* _DATA_
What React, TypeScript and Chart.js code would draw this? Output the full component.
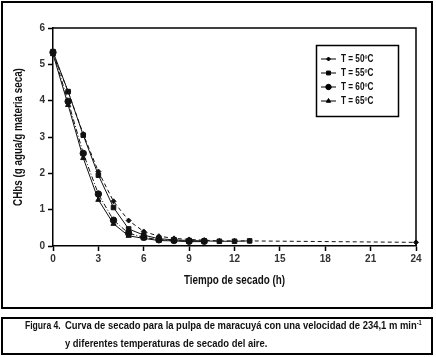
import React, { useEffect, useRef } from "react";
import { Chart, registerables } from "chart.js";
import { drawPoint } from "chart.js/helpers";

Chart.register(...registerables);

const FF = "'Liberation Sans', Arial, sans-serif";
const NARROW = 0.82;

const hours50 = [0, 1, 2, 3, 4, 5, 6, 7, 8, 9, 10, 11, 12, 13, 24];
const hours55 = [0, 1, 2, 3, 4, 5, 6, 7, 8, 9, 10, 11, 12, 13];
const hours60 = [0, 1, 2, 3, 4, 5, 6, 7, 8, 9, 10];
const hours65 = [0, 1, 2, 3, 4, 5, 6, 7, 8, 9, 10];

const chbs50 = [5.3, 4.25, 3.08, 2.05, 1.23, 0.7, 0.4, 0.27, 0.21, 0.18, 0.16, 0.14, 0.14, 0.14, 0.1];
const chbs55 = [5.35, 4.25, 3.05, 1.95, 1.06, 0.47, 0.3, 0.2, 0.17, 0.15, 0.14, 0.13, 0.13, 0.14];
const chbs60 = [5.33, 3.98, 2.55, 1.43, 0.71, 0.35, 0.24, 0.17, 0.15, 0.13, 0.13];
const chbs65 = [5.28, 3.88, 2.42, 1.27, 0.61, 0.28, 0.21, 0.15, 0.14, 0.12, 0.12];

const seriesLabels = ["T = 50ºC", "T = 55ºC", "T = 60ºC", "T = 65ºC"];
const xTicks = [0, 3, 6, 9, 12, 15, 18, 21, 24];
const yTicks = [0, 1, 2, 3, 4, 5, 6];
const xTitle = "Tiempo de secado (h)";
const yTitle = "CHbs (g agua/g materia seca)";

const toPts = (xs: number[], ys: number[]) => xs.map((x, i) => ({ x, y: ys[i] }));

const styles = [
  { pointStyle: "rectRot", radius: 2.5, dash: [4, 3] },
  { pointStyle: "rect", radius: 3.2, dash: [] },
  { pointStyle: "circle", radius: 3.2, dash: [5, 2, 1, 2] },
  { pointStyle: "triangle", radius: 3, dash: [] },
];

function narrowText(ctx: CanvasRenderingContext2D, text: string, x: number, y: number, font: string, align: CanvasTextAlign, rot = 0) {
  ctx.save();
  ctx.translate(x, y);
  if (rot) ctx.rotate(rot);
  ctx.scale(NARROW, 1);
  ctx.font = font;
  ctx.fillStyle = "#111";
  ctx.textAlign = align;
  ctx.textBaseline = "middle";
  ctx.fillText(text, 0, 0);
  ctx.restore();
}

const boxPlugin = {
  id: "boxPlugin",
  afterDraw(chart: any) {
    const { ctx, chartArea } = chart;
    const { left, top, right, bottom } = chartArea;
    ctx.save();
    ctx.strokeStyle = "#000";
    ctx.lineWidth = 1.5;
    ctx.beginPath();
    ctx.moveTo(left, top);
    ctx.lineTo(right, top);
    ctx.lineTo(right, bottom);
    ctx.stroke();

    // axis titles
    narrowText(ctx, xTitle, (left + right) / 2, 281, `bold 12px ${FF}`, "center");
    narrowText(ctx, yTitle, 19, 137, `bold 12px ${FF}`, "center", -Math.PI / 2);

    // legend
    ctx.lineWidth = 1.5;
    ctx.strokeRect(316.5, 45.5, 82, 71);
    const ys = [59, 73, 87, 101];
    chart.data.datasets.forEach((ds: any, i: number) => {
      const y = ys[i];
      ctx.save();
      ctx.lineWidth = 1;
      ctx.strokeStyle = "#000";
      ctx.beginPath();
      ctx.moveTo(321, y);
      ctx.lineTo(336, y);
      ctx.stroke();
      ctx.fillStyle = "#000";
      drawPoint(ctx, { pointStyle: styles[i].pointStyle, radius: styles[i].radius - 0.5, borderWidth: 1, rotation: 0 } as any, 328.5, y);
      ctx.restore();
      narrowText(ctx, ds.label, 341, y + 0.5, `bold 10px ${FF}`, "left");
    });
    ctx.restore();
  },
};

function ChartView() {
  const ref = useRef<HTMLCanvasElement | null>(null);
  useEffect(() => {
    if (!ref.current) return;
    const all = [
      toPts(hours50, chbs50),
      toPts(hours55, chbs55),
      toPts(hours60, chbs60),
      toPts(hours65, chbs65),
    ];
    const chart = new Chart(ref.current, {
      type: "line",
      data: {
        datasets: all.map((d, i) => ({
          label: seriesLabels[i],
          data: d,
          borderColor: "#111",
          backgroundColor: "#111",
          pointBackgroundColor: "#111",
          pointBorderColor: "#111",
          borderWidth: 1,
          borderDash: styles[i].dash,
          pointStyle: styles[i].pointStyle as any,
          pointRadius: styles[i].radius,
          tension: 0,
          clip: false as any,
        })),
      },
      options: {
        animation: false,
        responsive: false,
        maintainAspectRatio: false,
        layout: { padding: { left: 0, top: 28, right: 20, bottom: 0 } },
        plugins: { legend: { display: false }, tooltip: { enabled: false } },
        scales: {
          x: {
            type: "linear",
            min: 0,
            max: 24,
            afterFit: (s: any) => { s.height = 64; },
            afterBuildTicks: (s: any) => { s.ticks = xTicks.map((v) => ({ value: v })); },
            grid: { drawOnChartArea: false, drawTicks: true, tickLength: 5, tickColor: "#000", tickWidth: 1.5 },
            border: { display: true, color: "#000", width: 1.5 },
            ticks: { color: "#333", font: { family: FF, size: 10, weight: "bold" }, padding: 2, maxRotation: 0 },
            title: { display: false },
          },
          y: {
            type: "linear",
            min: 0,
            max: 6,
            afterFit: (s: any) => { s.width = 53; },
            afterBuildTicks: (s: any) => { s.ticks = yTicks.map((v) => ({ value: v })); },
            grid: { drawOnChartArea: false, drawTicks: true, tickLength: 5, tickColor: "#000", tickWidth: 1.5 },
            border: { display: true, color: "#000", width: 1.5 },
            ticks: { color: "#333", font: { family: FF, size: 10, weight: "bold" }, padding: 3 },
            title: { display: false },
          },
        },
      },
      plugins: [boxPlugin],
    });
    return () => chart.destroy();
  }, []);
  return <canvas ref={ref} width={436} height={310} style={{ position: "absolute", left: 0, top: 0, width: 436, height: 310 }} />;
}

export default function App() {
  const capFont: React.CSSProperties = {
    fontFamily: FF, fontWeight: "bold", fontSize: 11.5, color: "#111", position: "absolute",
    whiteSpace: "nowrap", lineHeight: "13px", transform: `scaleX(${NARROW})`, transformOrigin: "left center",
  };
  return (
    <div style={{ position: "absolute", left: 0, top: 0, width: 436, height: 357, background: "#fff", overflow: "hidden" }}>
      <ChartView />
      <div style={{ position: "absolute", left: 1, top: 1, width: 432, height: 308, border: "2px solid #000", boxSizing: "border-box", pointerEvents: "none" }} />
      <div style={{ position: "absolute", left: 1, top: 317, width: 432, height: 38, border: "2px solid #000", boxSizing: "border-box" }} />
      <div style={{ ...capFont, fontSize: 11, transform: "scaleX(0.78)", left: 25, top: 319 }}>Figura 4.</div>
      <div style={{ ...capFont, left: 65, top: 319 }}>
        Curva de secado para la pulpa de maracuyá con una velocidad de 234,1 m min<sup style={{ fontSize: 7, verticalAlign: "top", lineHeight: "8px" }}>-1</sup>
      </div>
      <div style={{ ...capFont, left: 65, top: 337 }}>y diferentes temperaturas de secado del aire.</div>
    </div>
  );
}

* _SET TASK_
Repeat all the data as it stands, dropping any images it holds.

* _TASK OUTPUT_
What React, TypeScript and Chart.js code would draw this? Output the full component.
import React, { useEffect, useRef } from "react";
import { Chart, registerables } from "chart.js";
import { drawPoint } from "chart.js/helpers";

Chart.register(...registerables);

const FF = "'Liberation Sans', Arial, sans-serif";
const NARROW = 0.82;

const hours50 = [0, 1, 2, 3, 4, 5, 6, 7, 8, 9, 10, 11, 12, 13, 24];
const hours55 = [0, 1, 2, 3, 4, 5, 6, 7, 8, 9, 10, 11, 12, 13];
const hours60 = [0, 1, 2, 3, 4, 5, 6, 7, 8, 9, 10];
const hours65 = [0, 1, 2, 3, 4, 5, 6, 7, 8, 9, 10];

const chbs50 = [5.3, 4.25, 3.08, 2.05, 1.23, 0.7, 0.4, 0.27, 0.21, 0.18, 0.16, 0.14, 0.14, 0.14, 0.1];
const chbs55 = [5.35, 4.25, 3.05, 1.95, 1.06, 0.47, 0.3, 0.2, 0.17, 0.15, 0.14, 0.13, 0.13, 0.14];
const chbs60 = [5.33, 3.98, 2.55, 1.43, 0.71, 0.35, 0.24, 0.17, 0.15, 0.13, 0.13];
const chbs65 = [5.28, 3.88, 2.42, 1.27, 0.61, 0.28, 0.21, 0.15, 0.14, 0.12, 0.12];

const seriesLabels = ["T = 50ºC", "T = 55ºC", "T = 60ºC", "T = 65ºC"];
const xTicks = [0, 3, 6, 9, 12, 15, 18, 21, 24];
const yTicks = [0, 1, 2, 3, 4, 5, 6];
const xTitle = "Tiempo de secado (h)";
const yTitle = "CHbs (g agua/g materia seca)";

const toPts = (xs: number[], ys: number[]) => xs.map((x, i) => ({ x, y: ys[i] }));

const styles = [
  { pointStyle: "rectRot", radius: 2.5, dash: [4, 3] },
  { pointStyle: "rect", radius: 3.2, dash: [] },
  { pointStyle: "circle", radius: 3.2, dash: [5, 2, 1, 2] },
  { pointStyle: "triangle", radius: 3, dash: [] },
];

function narrowText(ctx: CanvasRenderingContext2D, text: string, x: number, y: number, font: string, align: CanvasTextAlign, rot = 0) {
  ctx.save();
  ctx.translate(x, y);
  if (rot) ctx.rotate(rot);
  ctx.scale(NARROW, 1);
  ctx.font = font;
  ctx.fillStyle = "#111";
  ctx.textAlign = align;
  ctx.textBaseline = "middle";
  ctx.fillText(text, 0, 0);
  ctx.restore();
}

const boxPlugin = {
  id: "boxPlugin",
  afterDraw(chart: any) {
    const { ctx, chartArea } = chart;
    const { left, top, right, bottom } = chartArea;
    ctx.save();
    ctx.strokeStyle = "#000";
    ctx.lineWidth = 1.5;
    ctx.beginPath();
    ctx.moveTo(left, top);
    ctx.lineTo(right, top);
    ctx.lineTo(right, bottom);
    ctx.stroke();

    // axis titles
    narrowText(ctx, xTitle, (left + right) / 2, 281, `bold 12px ${FF}`, "center");
    narrowText(ctx, yTitle, 19, 137, `bold 12px ${FF}`, "center", -Math.PI / 2);

    // legend
    ctx.lineWidth = 1.5;
    ctx.strokeRect(316.5, 45.5, 82, 71);
    const ys = [59, 73, 87, 101];
    chart.data.datasets.forEach((ds: any, i: number) => {
      const y = ys[i];
      ctx.save();
      ctx.lineWidth = 1;
      ctx.strokeStyle = "#000";
      ctx.beginPath();
      ctx.moveTo(321, y);
      ctx.lineTo(336, y);
      ctx.stroke();
      ctx.fillStyle = "#000";
      drawPoint(ctx, { pointStyle: styles[i].pointStyle, radius: styles[i].radius - 0.5, borderWidth: 1, rotation: 0 } as any, 328.5, y);
      ctx.restore();
      narrowText(ctx, ds.label, 341, y + 0.5, `bold 10px ${FF}`, "left");
    });
    ctx.restore();
  },
};

function ChartView() {
  const ref = useRef<HTMLCanvasElement | null>(null);
  useEffect(() => {
    if (!ref.current) return;
    const all = [
      toPts(hours50, chbs50),
      toPts(hours55, chbs55),
      toPts(hours60, chbs60),
      toPts(hours65, chbs65),
    ];
    const chart = new Chart(ref.current, {
      type: "line",
      data: {
        datasets: all.map((d, i) => ({
          label: seriesLabels[i],
          data: d,
          borderColor: "#111",
          backgroundColor: "#111",
          pointBackgroundColor: "#111",
          pointBorderColor: "#111",
          borderWidth: 1,
          borderDash: styles[i].dash,
          pointStyle: styles[i].pointStyle as any,
          pointRadius: styles[i].radius,
          tension: 0,
          clip: false as any,
        })),
      },
      options: {
        animation: false,
        responsive: false,
        maintainAspectRatio: false,
        layout: { padding: { left: 0, top: 28, right: 20, bottom: 0 } },
        plugins: { legend: { display: false }, tooltip: { enabled: false } },
        scales: {
          x: {
            type: "linear",
            min: 0,
            max: 24,
            afterFit: (s: any) => { s.height = 64; },
            afterBuildTicks: (s: any) => { s.ticks = xTicks.map((v) => ({ value: v })); },
            grid: { drawOnChartArea: false, drawTicks: true, tickLength: 5, tickColor: "#000", tickWidth: 1.5 },
            border: { display: true, color: "#000", width: 1.5 },
            ticks: { color: "#333", font: { family: FF, size: 10, weight: "bold" }, padding: 2, maxRotation: 0 },
            title: { display: false },
          },
          y: {
            type: "linear",
            min: 0,
            max: 6,
            afterFit: (s: any) => { s.width = 53; },
            afterBuildTicks: (s: any) => { s.ticks = yTicks.map((v) => ({ value: v })); },
            grid: { drawOnChartArea: false, drawTicks: true, tickLength: 5, tickColor: "#000", tickWidth: 1.5 },
            border: { display: true, color: "#000", width: 1.5 },
            ticks: { color: "#333", font: { family: FF, size: 10, weight: "bold" }, padding: 3 },
            title: { display: false },
          },
        },
      },
      plugins: [boxPlugin],
    });
    return () => chart.destroy();
  }, []);
  return <canvas ref={ref} width={436} height={310} style={{ position: "absolute", left: 0, top: 0, width: 436, height: 310 }} />;
}

export default function App() {
  const capFont: React.CSSProperties = {
    fontFamily: FF, fontWeight: "bold", fontSize: 11.5, color: "#111", position: "absolute",
    whiteSpace: "nowrap", lineHeight: "13px", transform: `scaleX(${NARROW})`, transformOrigin: "left center",
  };
  return (
    <div style={{ position: "absolute", left: 0, top: 0, width: 436, height: 357, background: "#fff", overflow: "hidden" }}>
      <ChartView />
      <div style={{ position: "absolute", left: 1, top: 1, width: 432, height: 308, border: "2px solid #000", boxSizing: "border-box", pointerEvents: "none" }} />
      <div style={{ position: "absolute", left: 1, top: 317, width: 432, height: 38, border: "2px solid #000", boxSizing: "border-box" }} />
      <div style={{ ...capFont, fontSize: 11, transform: "scaleX(0.78)", left: 25, top: 319 }}>Figura 4.</div>
      <div style={{ ...capFont, left: 65, top: 319 }}>
        Curva de secado para la pulpa de maracuyá con una velocidad de 234,1 m min<sup style={{ fontSize: 7, verticalAlign: "top", lineHeight: "8px" }}>-1</sup>
      </div>
      <div style={{ ...capFont, left: 65, top: 337 }}>y diferentes temperaturas de secado del aire.</div>
    </div>
  );
}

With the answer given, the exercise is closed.